The group worked alongside Conscience International, which requires groups to raise their own money before coming over for a mission.
“Students would get spiritual partners to donate $200 and come to meetings to get to know the kids better,” Uldrick said of the fundraising effort. “They’d take a special interest in these kids. It was a great way to form intergenerational interaction between adults and teenagers who wouldn’t normally cross paths within the church.”
Becky Matthews was the only junior who went on the trip, and she said she found the experience in Haiti rewarding.
“I had a good idea what a third world country was like, and being among it was life changing,” Matthews said. “It was hard. There were times where it was uncomfortable, but there weren’t times where I wanted to leave. It was worth it.”
The mission included numerous building projects and what Uldrick called grunt work.
They got to see and work on houses in each stage of the completion process.

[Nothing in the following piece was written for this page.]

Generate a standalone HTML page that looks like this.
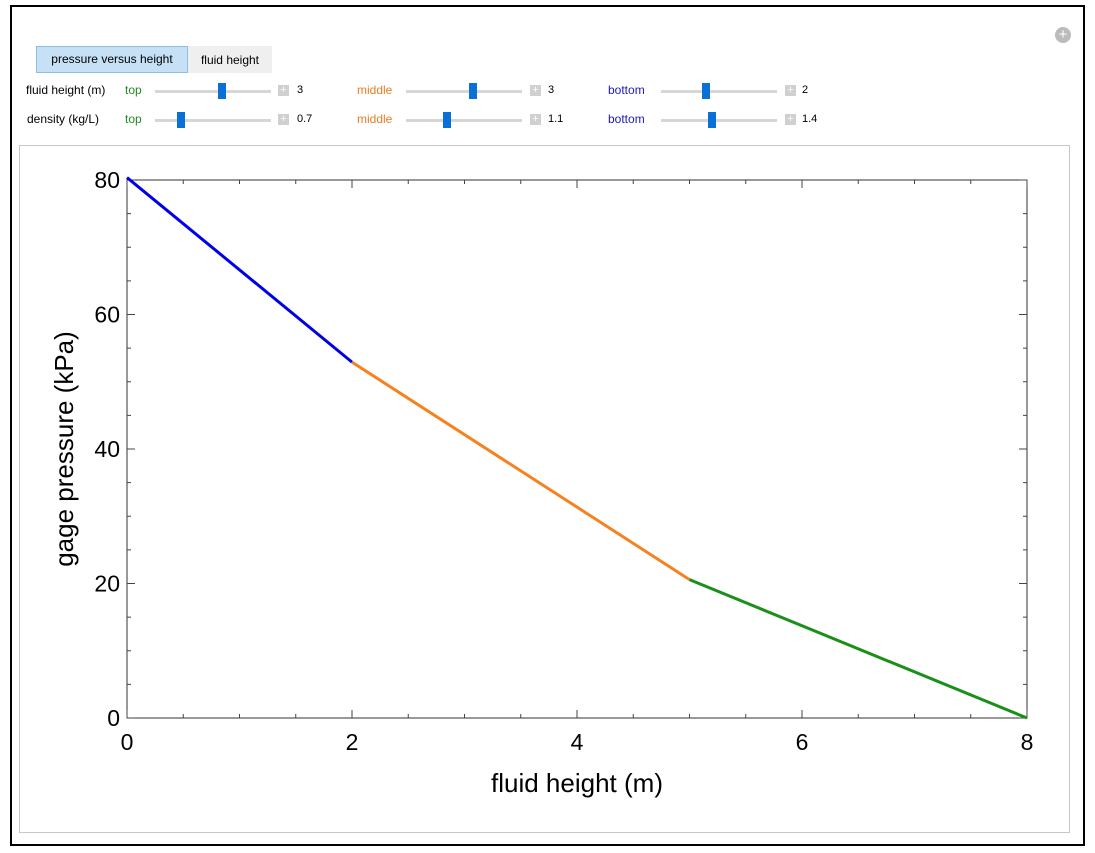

Uldrick said many of them cost only $4,000 to build.
“It was hard work but incredibly rewarding, and we were exhausted in the end,” he said.
On the way back many of the kids were using their various social networks to plug in about their time on their mission.
“Some of the kids were tweeting and using Facebook to update their status as soon as they got into a reasonable range to do so as a way to decompress and do what teens do,” he said. “One of the kids was discussing the joy the Haitians have regardless of their different circumstances and told me that it’s time to be more appreciative of what we have because we don’t know how good we have it in America.”